Paradoxalement, il est plus facile de discuter avec un visionnaire qu’un comparateur. Le comparateur sera également dans une autre dimension, mais il va objectiver le fait que ca soit possible. (A tel point qu’il est impossible d’argumenter avec lui car la réponse serait “mais vous n’êtes pas tel acteur”, significatif d’exclusion totale) Le visionnaire est à la recherche de savoir si sa vision peut être déclinée ou augmentée par la communication.
3. Ils ont peu de temps
Dans les deux cas, il est toujours intéressant d’avoir un acteur qui “objective” les choses et qui soit externe. Mais externe à 100 %, c’est-à-dire qu’il ose dire les choses. Le temps d’attention moyen est de 15 minutes. Pour cause, le CEO a l’habitude d’être sollicité pour plein de décisions qu’il doit prendre rapidement. Passées les 15 minutes de présentation sans décision à prendre, il est ailleurs.

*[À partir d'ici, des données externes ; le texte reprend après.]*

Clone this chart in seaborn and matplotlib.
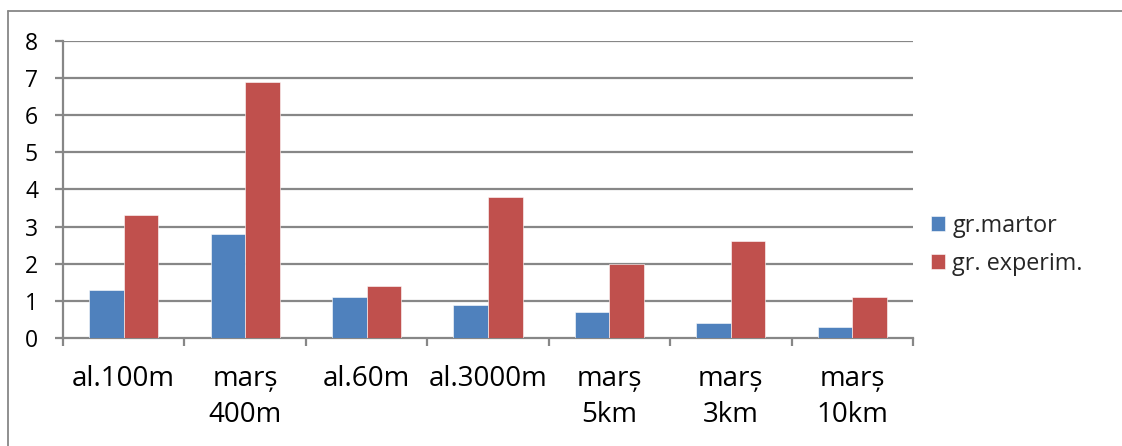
import matplotlib
matplotlib.use("Agg")
import matplotlib.pyplot as plt
from matplotlib.lines import Line2D
from matplotlib.ticker import FixedLocator
import seaborn as sns
import pandas as pd

# Probe categories and group results
categories = ["al.100m", "marș\n400m", "al.60m", "al.3000m", "marș\n5km", "marș\n3km", "marș\n10km"]
groups = ["gr.martor", "gr. experim."]
martor = [1.3, 2.8, 1.1, 0.9, 0.7, 0.4, 0.3]
experim = [3.3, 6.9, 1.4, 3.8, 2.0, 2.6, 1.1]
y_ticks = [0, 1, 2, 3, 4, 5, 6, 7, 8]

colors = ["#4F81BD", "#C0504D"]
grid_col = "#878787"

df = pd.DataFrame({
    "proba": categories * 2,
    "grupa": [groups[0]] * len(categories) + [groups[1]] * len(categories),
    "valoare": martor + experim,
})

sns.set_theme(style="white")
plt.rcParams["font.family"] = ["Open Sans", "DejaVu Sans"]

W, H = 1122, 446
fig = plt.figure(figsize=(W / 100, H / 100), dpi=100)
ax = fig.add_axes([63 / W, 1 - 338 / H, (913 - 63) / W, (338 - 41) / H])

sns.barplot(data=df, x="proba", y="valoare", hue="grupa", order=categories,
            hue_order=groups, palette=colors, width=0.57, saturation=1,
            edgecolor="white", linewidth=0.4, ax=ax, zorder=3)

ax.set_xlim(-0.5, len(categories) - 0.5)
ax.set_ylim(0, 8)
ax.set_yticks(y_ticks)
ax.set_xlabel("")
ax.set_ylabel("")

# horizontal gridlines
for v in y_ticks[1:]:
    ax.axhline(v, color=grid_col, lw=1.6, zorder=1)

for s in ["top", "right"]:
    ax.spines[s].set_visible(False)
for s in ["left", "bottom"]:
    ax.spines[s].set_color(grid_col)
    ax.spines[s].set_linewidth(1.6)

# tick marks between categories, labels centred under each group
ax.xaxis.set_minor_locator(FixedLocator([i - 0.5 for i in range(len(categories) + 1)]))
ax.tick_params(axis="x", which="minor", length=6, width=1.6, color=grid_col, direction="out", bottom=True)
ax.tick_params(axis="x", which="major", length=0, pad=19.5, labelsize=20, labelcolor="black")
ax.tick_params(axis="y", which="major", length=6, width=1.6, color=grid_col, direction="out",
               left=True, pad=12, labelsize=16.5, labelcolor="black")
for t in ax.get_xticklabels():
    t.set_linespacing(1.4)
    t.set_verticalalignment("top")

leg = ax.legend(loc="center left", bbox_to_anchor=(931 / W, 1 - 245 / H),
                bbox_transform=fig.transFigure, frameon=False, fontsize=16.8,
                handlelength=0.62, handleheight=0.62, handletextpad=0.3,
                labelspacing=0.6, borderaxespad=0, borderpad=0)

# outer chart frame
fig.add_artist(Line2D([7.5 / W, 7.5 / W], [0, 1 - 10.5 / H], color=grid_col, lw=1.3,
                      transform=fig.transFigure))
fig.add_artist(Line2D([7.5 / W, 1], [1 - 10.5 / H, 1 - 10.5 / H], color=grid_col, lw=1.3,
                      transform=fig.transFigure))

fig.savefig("out.png", dpi=100)
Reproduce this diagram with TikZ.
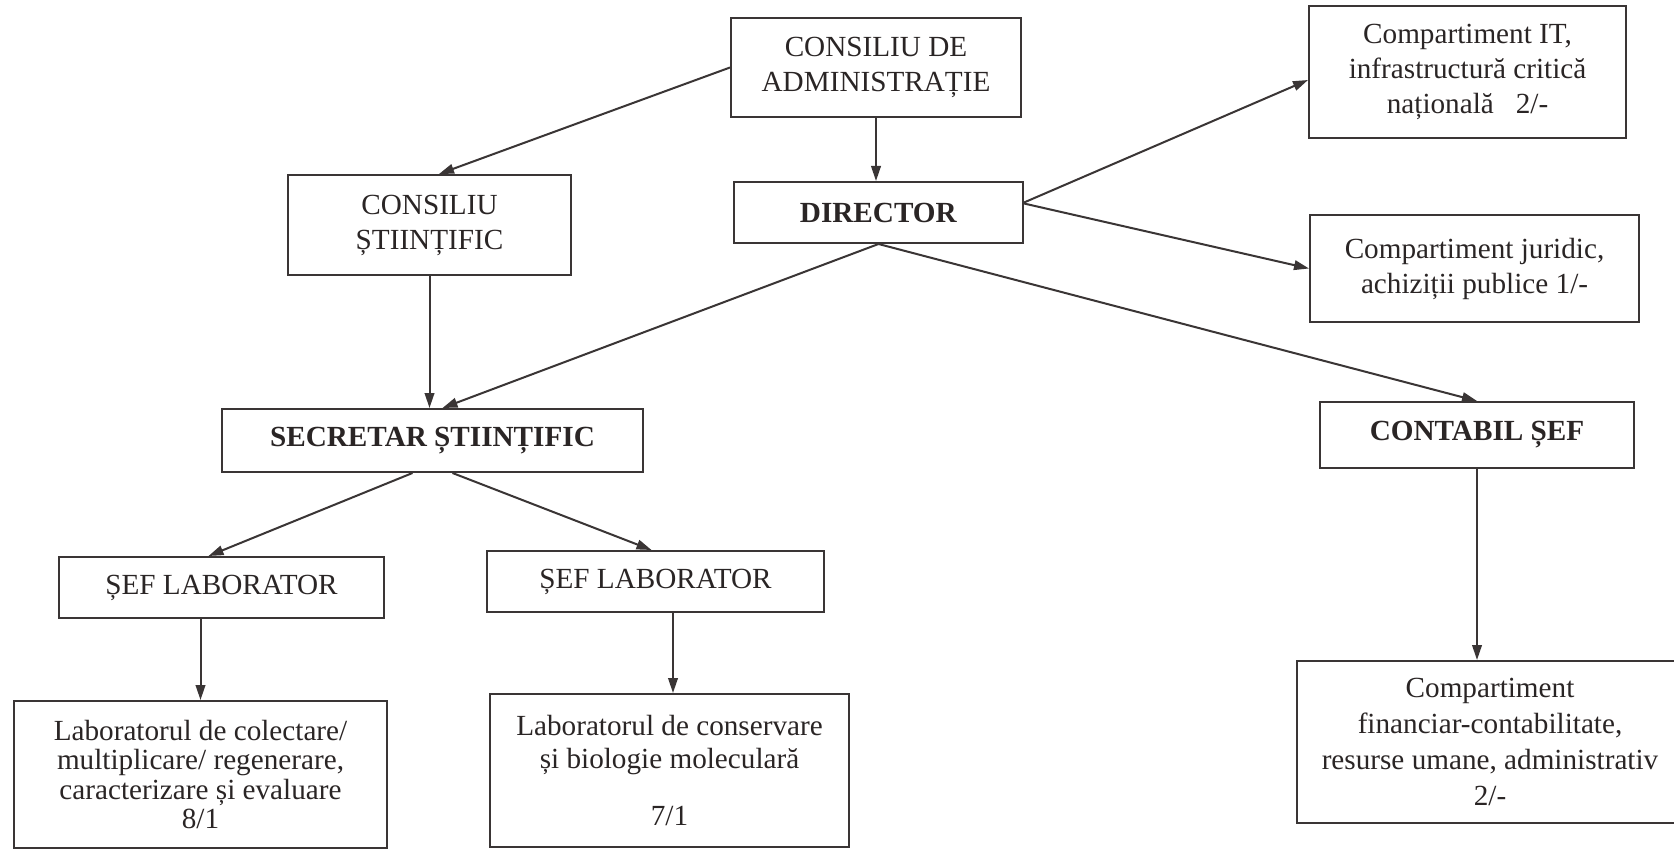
\documentclass[tikz,border=0pt]{standalone}
\usepackage{fontspec}
\setmainfont{Liberation Serif}
\usetikzlibrary{arrows.meta,calc}
\definecolor{linec}{HTML}{3A3535}
\definecolor{textc}{HTML}{2A2525}
\newcommand\boxfont{\fontsize{14.6pt}{17.5pt}\selectfont}
\begin{document}
\begin{tikzpicture}[x=0.5pt,y=-0.5pt,
  orgbox/.style={draw=linec, line width=1pt, inner sep=0pt, align=center, text=textc, font=\boxfont},
  arr/.style={draw=linec, line width=1pt, -{Triangle[length=7.5pt,width=4.8pt]}}]
\useasboundingbox (0,0) rectangle (1674,850);
\clip (0,0) rectangle (1674,850);
\fill[white] (0,0) rectangle (1674,850);

\node[orgbox, minimum width=145pt, minimum height=49.5pt] (cda) at (876,67.5) {CONSILIU DE\\ADMINISTRAȚIE};
\node[orgbox, minimum width=141.5pt, minimum height=50pt] (cs) at (429.5,225) {CONSILIU\\ȘTIINȚIFIC};
\node[orgbox, minimum width=144.5pt, minimum height=30.5pt] (dir) at (878.5,212.5) {\textbf{DIRECTOR}};
\node[orgbox, minimum width=158.5pt, minimum height=66pt] (it) at (1467.5,72) {Compartiment IT,\\infrastructură critică\\națională\ \ \ 2/-};
\node[orgbox, minimum width=164.5pt, minimum height=53.5pt] (jur) at (1474.5,268.5) {Compartiment juridic,\\achiziții publice 1/-};
\node[orgbox, minimum width=210.5pt, minimum height=31.5pt] (sec) at (432.5,440.5) {\textbf{SECRETAR ȘTIINȚIFIC}};
\node[orgbox, minimum width=157pt, minimum height=33pt] (cont) at (1477,435) {\textbf{CONTABIL ȘEF}};
\node[orgbox, minimum width=162.5pt, minimum height=30.5pt] (sefl) at (221.5,587.5) {ȘEF LABORATOR};
\node[orgbox, minimum width=168.5pt, minimum height=30.5pt] (sefr) at (655.5,581.5) {ȘEF LABORATOR};
\node[orgbox, minimum width=186.5pt, minimum height=73.5pt, font=\fontsize{14.6pt}{14.8pt}\selectfont] (labl) at (200.5,774.5) {Laboratorul de colectare/\\multiplicare/ regenerare,\\caracterizare și evaluare\\8/1};
\node[orgbox, minimum width=179.5pt, minimum height=76.5pt, font=\fontsize{14.6pt}{16.5pt}\selectfont] (labr) at (669.5,770.5) {Laboratorul de conservare\\și biologie moleculară\\[12pt]7/1};
\node[orgbox, minimum width=193pt, minimum height=81pt, font=\fontsize{14.6pt}{18pt}\selectfont] (fin) at (1490,742) {Compartiment\\financiar-contabilitate,\\resurse umane, administrativ\\2/-};

\coordinate (rl) at ($(labr.north)+(3.5,0)$);

\draw[arr] (cda.west) -- ($(cs.north)+(9.5,0)$);
\draw[arr] (cda.south) -- (cda.south |- dir.north);
\draw[arr] ($(dir.east)+(0,-10)$) -- ($(it.west)+(0,8)$);
\draw[arr] ($(dir.east)+(0,-9)$) -- (jur.west);
\draw[arr] (dir.south) -- (cont.north);
\draw[arr] (dir.south) -- ($(sec.north)+(10,0)$);
\draw[arr] (cs.south) -- (cs.south |- sec.north);
\draw[arr] ($(sec.south)+(-20,0)$) -- ($(sefl.north)+(-13,0)$);
\draw[arr] ($(sec.south)+(20,0)$) -- ($(sefr.north)+(-4,0)$);
\draw[arr] (sefl.south -| labl.north) -- (labl.north);
\draw[arr] (sefr.south -| rl) -- (rl);
\draw[arr] (cont.south) -- (cont.south |- fin.north);
\end{tikzpicture}
\end{document}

4. Ils ont une méthode et un instinct
L’avantage, c’est que s’ils sont arrivés là où ils sont, c’est qu’ils sont pour la plupart brillants. Ils savent identifier dans quelle mesure leur interlocuteur va être intéressant pour eux ou pas. Il sont “tranchants”. Si les 15 premières minutes vont dans le bon sens, le reste va dérouler.
5. Ils ont des points de friction.
Derrière la carapace, ils ont cependant des sujets problématiques. Des choses qui sont dans leur to-do list et qui sont compliquées. Tout l’enjeu est d’aller “gratter” vers ces sphères pour identifier leurs points de friction.
6. Ils cherchent des indicateurs
Une fois le plan d’action établi, le principal problème va survenir : les indicateurs social media ne veulent rien dire et sont total bullshit. 2000 mentions ? 3 trillions d’impressions par mois ? Qu’est-ce que cela veut dire pour un dirigeant ? Rien.
7. Ils valorisent la consultance
Ils sont habitués à la politique interne et les gens qui ont peur de prendre des décisions. Ainsi, ils vont valoriser et aimer les apports extérieurs avec un regard neuf, distancié et neutre. Et ce, alors que dans 85 % des cas, leur propre équipe leur aurait dit exactement la même chose s’il n’y avait pas de relation de pouvoir.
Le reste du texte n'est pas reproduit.